# CHALLENGE
Leaving out every picture, retype the lines below from the top through the one that contains "fig = go.Figure()".

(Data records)
···

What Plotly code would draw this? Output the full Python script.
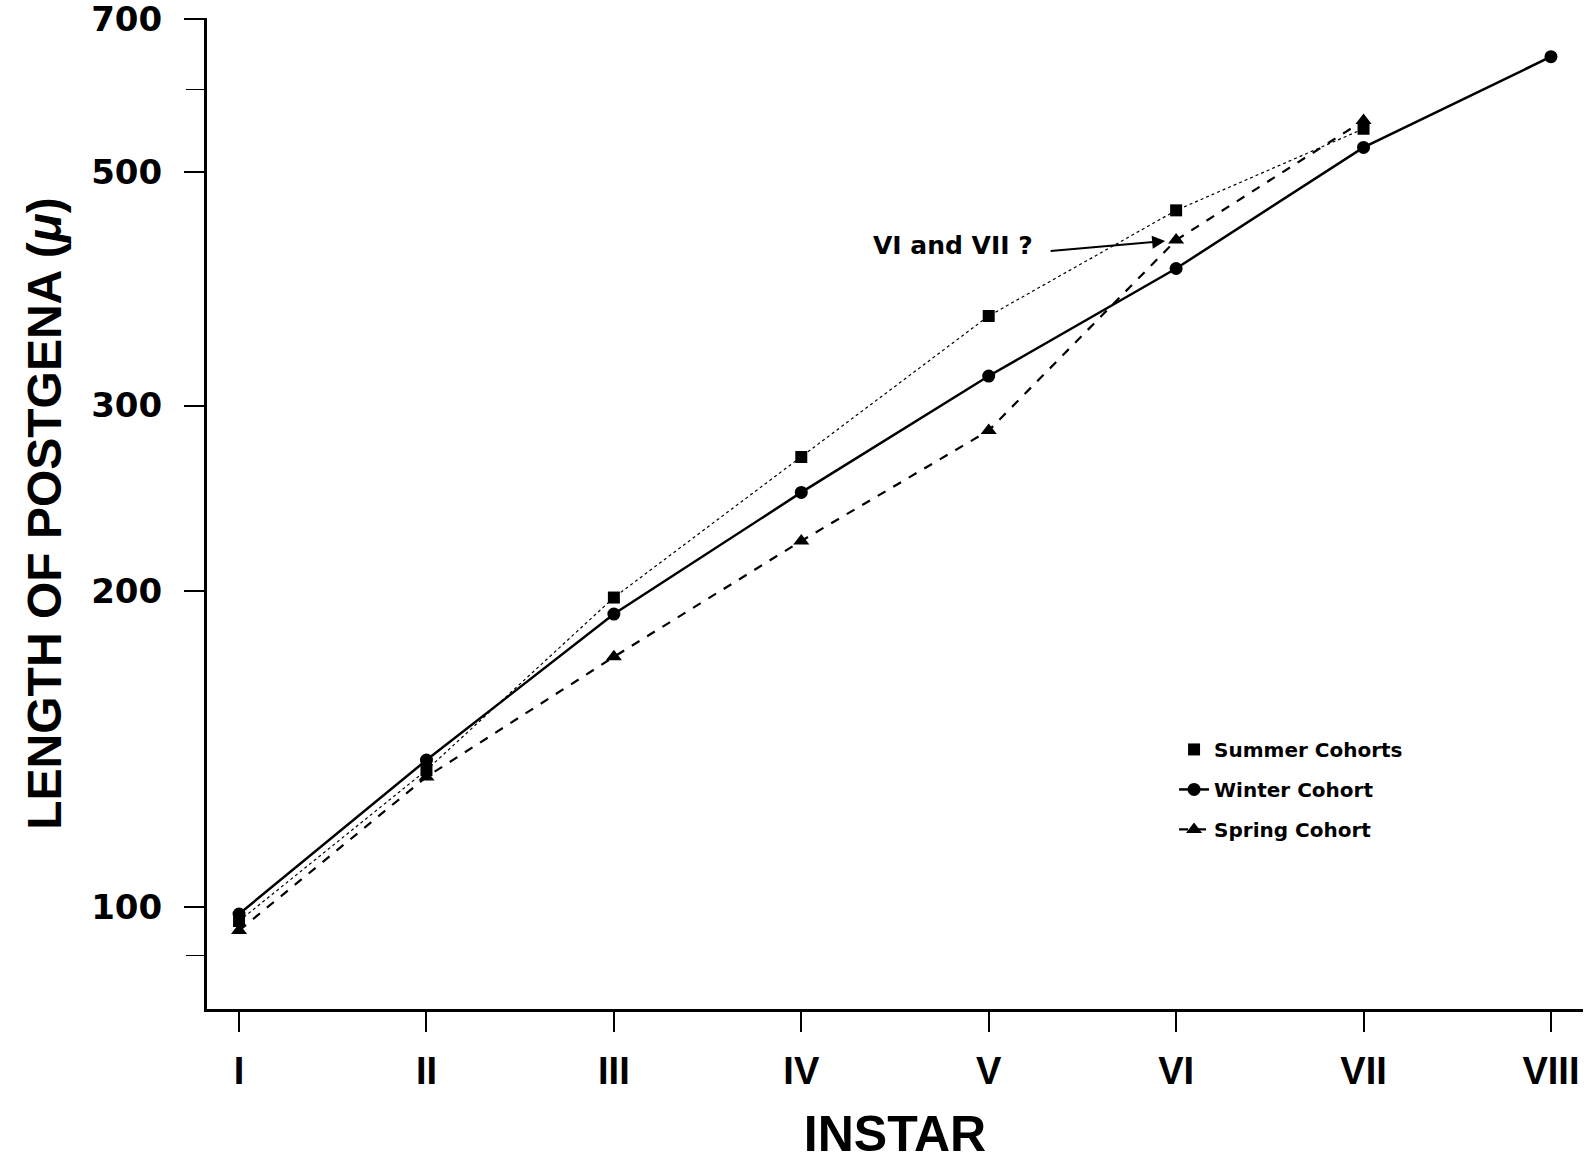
import math
import plotly.graph_objects as go

instars = [1, 2, 3, 4, 5, 6, 7, 8]
instar_labels = ["I", "II", "III", "IV", "V", "VI", "VII", "VIII"]

summer_x = [1, 2, 3, 4, 5, 6, 7]
summer_y = [97, 135, 197, 268, 365, 460, 550]

winter_x = [1, 2, 3, 4, 5, 6, 7, 8]
winter_y = [98.5, 138, 190, 248, 320, 405, 528, 644]

spring_x = [1, 2, 3, 4, 5, 6, 7]
spring_y = [95, 133, 173, 223, 284, 431, 560]

y_ticks = [100, 200, 300, 500, 700]
y_minor = [90, 600]

NARROW = "Liberation Sans Narrow, Arial Narrow, Liberation Sans, Arial, sans-serif"
WIDE = "DejaVu Sans, Verdana, sans-serif"

fig = go.Figure()

# Summer: dotted line (no legend), markers carry the legend entry
fig.add_trace(go.Scatter(
    x=summer_x, y=summer_y, mode="lines",
    line=dict(color="black", width=1.2, dash="dot"),
    showlegend=False, hoverinfo="skip"))
fig.add_trace(go.Scatter(
    x=summer_x, y=summer_y, mode="markers", name="Summer Cohorts",
    marker=dict(symbol="square", size=12, color="black"),
    legendgroup="a"))
fig.add_trace(go.Scatter(
    x=winter_x, y=winter_y, mode="lines+markers", name="Winter Cohort",
    line=dict(color="black", width=2.5),
    marker=dict(symbol="circle", size=13, color="black"),
    legendgroup="b"))
fig.add_trace(go.Scatter(
    x=spring_x, y=spring_y, mode="lines+markers", name="Spring Cohort",
    line=dict(color="black", width=2.2, dash="dash"),
    marker=dict(symbol="triangle-up", size=14, color="black"),
    legendgroup="c"))

fig.add_annotation(
    x=spring_x[5], y=math.log10(spring_y[5]), xref="x", yref="y",
    ax=-127, ay=11, axref="pixel", ayref="pixel",
    text="", showarrow=True, arrowhead=2, arrowsize=1.3, arrowwidth=2,
    arrowcolor="black", standoff=11)
fig.add_annotation(
    x=4.81, y=math.log10(426), xref="x", yref="y",
    text="VI and VII ?", showarrow=False,
    font=dict(family=WIDE, size=25, color="black", weight="bold"))

fig.update_layout(
    width=1590, height=1168,
    margin=dict(l=207, r=7, t=18, b=159),
    paper_bgcolor="white", plot_bgcolor="white",
    showlegend=True,
    legend=dict(
        x=0.7028, y=0.2816, xanchor="left", yanchor="top",
        font=dict(family=WIDE, size=20, color="black", weight="bold"),
        traceorder="grouped", tracegroupgap=11,
        bgcolor="rgba(0,0,0,0)"),
    xaxis=dict(
        range=[0.829, 8.171], tickmode="array", tickvals=instars, ticktext=instar_labels,
        ticks="outside", ticklen=20, tickwidth=1.5, tickcolor="black",
        showline=True, linewidth=3, linecolor="black", showgrid=False, zeroline=False,
        automargin=False, ticklabelstandoff=6, ticklabeloverflow="allow",
        tickfont=dict(family=NARROW, size=38, color="black", weight="bold"),
        title=dict(text="INSTAR", standoff=26,
                   font=dict(family=NARROW, size=50, color="black", weight="bold"))),
    yaxis=dict(
        type="log", range=[math.log10(80), math.log10(701)],
        tickmode="array", tickvals=y_ticks, ticktext=[str(v) for v in y_ticks],
        ticks="outside", ticklen=20, tickwidth=1.5, tickcolor="black",
        minor=dict(tickmode="array", tickvals=y_minor, ticks="outside", ticklen=18,
                   tickwidth=1.2, tickcolor="black", showgrid=False),
        showline=True, linewidth=3, linecolor="black", showgrid=False, zeroline=False,
        automargin=False, ticklabelstandoff=15, ticklabeloverflow="allow",
        tickfont=dict(family=WIDE, size=34, color="black", weight="bold"),
        title=dict(text="LENGTH OF POSTGENA (<i>μ</i>)", standoff=15,
                   font=dict(family=NARROW, size=48, color="black", weight="bold"))),
)

fig.write_html("out.html")
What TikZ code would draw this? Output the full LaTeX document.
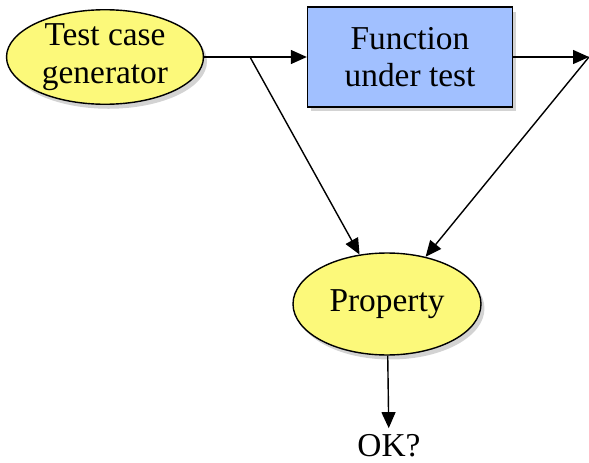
\documentclass[tikz,border=0pt]{standalone}
\usepackage{fontspec}
\setmainfont{Liberation Serif}
\usetikzlibrary{arrows.meta,shapes.geometric,shadows}
\definecolor{propyellow}{RGB}{252,249,122}
\definecolor{funcblue}{RGB}{161,192,255}
\begin{document}
\begin{tikzpicture}[x=0.02cm, y=-0.02cm, >={Triangle[length=0.32cm, width=0.28cm]},
      font=\fontsize{19}{21.5}\selectfont, line width=0.8pt,
      blob/.style={draw, ellipse, fill=propyellow, align=center, inner sep=0pt,
        drop shadow={shadow xshift=0.07cm, shadow yshift=-0.09cm, opacity=0.35}},
      fbox/.style={draw, rectangle, fill=funcblue, align=center, minimum width=4.1cm, minimum height=2.0cm,
        drop shadow={shadow xshift=0.07cm, shadow yshift=-0.09cm, opacity=0.35}}]
      \useasboundingbox (0,0) rectangle (589,463);
      \node[blob, minimum width=3.94cm, minimum height=1.78cm] (gen)  at (105,57)  {Test case\\generator};
      \node[fbox] (fut)  at (410,57)  {Function\\under test};
      \node[blob, minimum width=3.76cm, minimum height=2.04cm] (prop) at (387,304) {Property};
      \node (ok) at (389,446) {OK?};
      \coordinate (split) at (250,57);
      \coordinate (out)   at (589,57);
      \draw[->] (gen) -- (fut);
      \draw[->] (split) -- (prop);
      \draw[->] (fut) -- (out);
      \draw[->] (out) -- (prop);
      \draw[->] (prop) -- (ok);
    \end{tikzpicture}
\end{document}
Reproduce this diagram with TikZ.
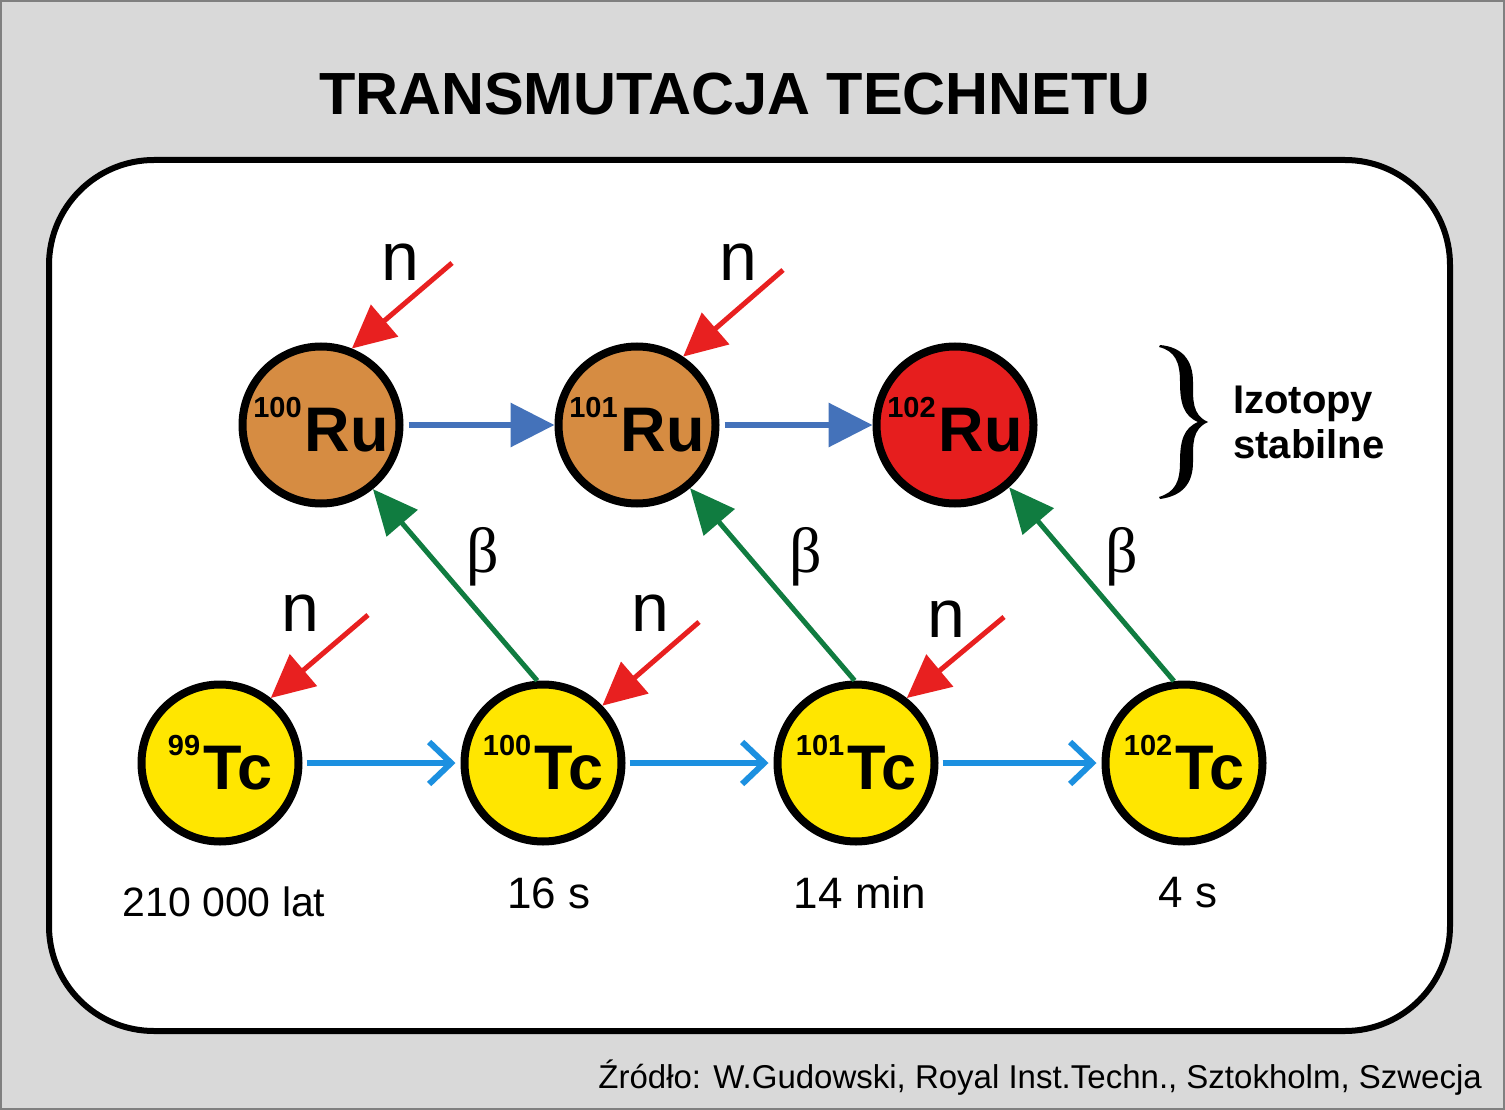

···

# SOLUTION FOR THIS TASK
What Plotly code would draw this? Output the full Python script.
import math
import plotly.graph_objects as go

instars = [1, 2, 3, 4, 5, 6, 7, 8]
instar_labels = ["I", "II", "III", "IV", "V", "VI", "VII", "VIII"]

summer_x = [1, 2, 3, 4, 5, 6, 7]
summer_y = [97, 135, 197, 268, 365, 460, 550]

winter_x = [1, 2, 3, 4, 5, 6, 7, 8]
winter_y = [98.5, 138, 190, 248, 320, 405, 528, 644]

spring_x = [1, 2, 3, 4, 5, 6, 7]
spring_y = [95, 133, 173, 223, 284, 431, 560]

y_ticks = [100, 200, 300, 500, 700]
y_minor = [90, 600]

NARROW = "Liberation Sans Narrow, Arial Narrow, Liberation Sans, Arial, sans-serif"
WIDE = "DejaVu Sans, Verdana, sans-serif"

fig = go.Figure()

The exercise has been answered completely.